=== MATERIAL ===

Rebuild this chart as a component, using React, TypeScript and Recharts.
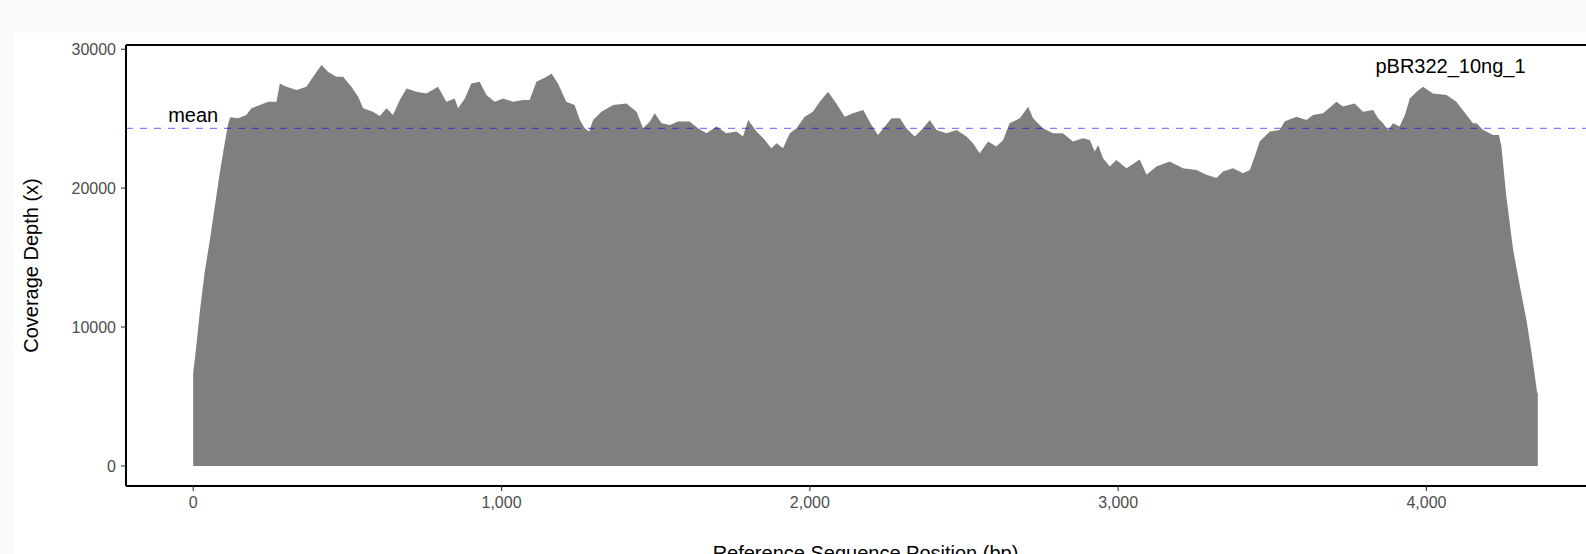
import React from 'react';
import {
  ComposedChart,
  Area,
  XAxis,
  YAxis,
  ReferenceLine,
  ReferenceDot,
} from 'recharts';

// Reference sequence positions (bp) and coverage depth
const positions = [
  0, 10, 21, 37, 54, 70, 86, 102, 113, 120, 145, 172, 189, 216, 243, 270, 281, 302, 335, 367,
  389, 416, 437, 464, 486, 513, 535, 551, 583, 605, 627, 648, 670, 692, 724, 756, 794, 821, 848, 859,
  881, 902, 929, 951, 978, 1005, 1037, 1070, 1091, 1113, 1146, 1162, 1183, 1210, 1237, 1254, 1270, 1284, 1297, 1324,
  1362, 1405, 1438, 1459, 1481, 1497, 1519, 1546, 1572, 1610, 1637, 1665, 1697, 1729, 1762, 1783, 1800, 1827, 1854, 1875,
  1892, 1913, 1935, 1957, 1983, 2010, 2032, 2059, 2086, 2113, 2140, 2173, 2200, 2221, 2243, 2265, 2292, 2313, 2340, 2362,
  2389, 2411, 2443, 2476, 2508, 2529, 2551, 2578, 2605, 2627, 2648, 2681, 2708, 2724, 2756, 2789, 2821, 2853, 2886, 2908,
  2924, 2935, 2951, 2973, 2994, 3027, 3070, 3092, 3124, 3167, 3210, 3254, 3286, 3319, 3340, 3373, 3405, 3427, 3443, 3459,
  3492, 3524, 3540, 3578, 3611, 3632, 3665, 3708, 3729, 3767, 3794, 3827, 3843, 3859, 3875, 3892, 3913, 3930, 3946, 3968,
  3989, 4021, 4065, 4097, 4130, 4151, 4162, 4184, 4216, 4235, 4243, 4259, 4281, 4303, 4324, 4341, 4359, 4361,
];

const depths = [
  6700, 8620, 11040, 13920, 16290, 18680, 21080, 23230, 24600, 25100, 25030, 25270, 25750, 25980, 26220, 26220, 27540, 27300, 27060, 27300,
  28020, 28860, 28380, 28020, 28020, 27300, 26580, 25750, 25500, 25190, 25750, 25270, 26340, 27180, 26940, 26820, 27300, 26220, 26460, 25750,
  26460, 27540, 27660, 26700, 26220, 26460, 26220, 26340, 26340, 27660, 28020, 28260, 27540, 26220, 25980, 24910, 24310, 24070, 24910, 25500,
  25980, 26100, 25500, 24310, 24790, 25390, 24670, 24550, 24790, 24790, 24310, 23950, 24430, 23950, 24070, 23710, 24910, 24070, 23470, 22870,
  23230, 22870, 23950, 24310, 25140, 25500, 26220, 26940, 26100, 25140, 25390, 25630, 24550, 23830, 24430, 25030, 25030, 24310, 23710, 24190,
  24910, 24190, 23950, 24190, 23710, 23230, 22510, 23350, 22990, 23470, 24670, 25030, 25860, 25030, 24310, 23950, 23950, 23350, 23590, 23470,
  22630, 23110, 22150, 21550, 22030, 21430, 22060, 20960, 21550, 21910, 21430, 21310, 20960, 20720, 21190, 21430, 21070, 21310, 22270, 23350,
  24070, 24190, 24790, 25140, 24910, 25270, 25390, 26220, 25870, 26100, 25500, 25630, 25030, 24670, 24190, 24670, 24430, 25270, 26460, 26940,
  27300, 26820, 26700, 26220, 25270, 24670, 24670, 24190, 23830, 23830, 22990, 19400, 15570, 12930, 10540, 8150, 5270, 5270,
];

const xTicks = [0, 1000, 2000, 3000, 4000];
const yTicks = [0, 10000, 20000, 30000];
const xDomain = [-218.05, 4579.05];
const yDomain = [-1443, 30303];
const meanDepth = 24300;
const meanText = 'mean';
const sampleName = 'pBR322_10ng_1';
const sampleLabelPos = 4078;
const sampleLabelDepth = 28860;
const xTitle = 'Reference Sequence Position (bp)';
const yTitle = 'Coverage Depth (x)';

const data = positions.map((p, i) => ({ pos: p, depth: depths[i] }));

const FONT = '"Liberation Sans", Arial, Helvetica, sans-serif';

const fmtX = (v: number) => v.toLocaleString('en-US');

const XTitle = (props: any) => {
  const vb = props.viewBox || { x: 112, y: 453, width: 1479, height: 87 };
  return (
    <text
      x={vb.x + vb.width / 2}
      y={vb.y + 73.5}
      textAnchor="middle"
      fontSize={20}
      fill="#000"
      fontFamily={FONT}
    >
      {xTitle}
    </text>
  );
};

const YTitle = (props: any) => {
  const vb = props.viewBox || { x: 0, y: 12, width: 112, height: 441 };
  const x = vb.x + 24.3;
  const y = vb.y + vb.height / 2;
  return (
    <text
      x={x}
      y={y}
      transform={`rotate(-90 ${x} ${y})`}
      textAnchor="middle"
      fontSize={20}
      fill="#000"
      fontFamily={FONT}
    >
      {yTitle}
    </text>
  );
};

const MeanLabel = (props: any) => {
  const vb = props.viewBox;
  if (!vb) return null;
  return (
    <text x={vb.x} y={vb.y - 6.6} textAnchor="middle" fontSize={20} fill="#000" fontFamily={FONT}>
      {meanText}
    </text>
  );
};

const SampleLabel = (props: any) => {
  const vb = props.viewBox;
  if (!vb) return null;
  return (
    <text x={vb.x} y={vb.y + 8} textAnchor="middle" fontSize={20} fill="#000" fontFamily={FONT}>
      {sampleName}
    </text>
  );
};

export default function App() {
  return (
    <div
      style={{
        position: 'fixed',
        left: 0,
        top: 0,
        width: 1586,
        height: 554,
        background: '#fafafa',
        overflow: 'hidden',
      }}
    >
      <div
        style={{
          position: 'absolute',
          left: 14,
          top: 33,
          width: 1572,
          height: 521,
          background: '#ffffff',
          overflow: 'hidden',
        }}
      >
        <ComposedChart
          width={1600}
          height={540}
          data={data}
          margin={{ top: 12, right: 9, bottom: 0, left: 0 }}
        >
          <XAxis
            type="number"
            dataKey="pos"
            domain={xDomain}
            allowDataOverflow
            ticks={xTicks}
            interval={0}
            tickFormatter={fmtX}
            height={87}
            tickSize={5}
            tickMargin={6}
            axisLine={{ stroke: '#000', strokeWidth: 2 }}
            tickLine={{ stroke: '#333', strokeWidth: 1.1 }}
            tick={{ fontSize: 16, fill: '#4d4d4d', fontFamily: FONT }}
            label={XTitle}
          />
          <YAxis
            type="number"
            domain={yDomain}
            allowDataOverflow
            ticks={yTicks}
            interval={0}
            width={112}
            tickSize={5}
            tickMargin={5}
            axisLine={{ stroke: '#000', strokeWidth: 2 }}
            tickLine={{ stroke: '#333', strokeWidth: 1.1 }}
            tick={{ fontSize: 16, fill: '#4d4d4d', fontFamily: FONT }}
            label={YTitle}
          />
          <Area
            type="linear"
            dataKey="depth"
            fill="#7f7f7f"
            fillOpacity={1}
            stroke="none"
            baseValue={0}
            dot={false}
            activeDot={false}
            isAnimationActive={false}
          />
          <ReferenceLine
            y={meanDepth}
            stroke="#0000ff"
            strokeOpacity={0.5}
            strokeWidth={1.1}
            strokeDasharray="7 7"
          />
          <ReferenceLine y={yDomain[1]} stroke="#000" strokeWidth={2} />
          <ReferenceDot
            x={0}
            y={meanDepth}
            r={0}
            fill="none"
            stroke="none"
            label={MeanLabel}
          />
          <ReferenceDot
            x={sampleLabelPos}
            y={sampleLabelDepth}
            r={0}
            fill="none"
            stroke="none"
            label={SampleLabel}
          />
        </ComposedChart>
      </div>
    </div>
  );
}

===

INSTRUCTIONS TO FOLLOW: Of the lines in the material, how many contain the word "React"? Reply with the number and nothing else.

REPLY: 2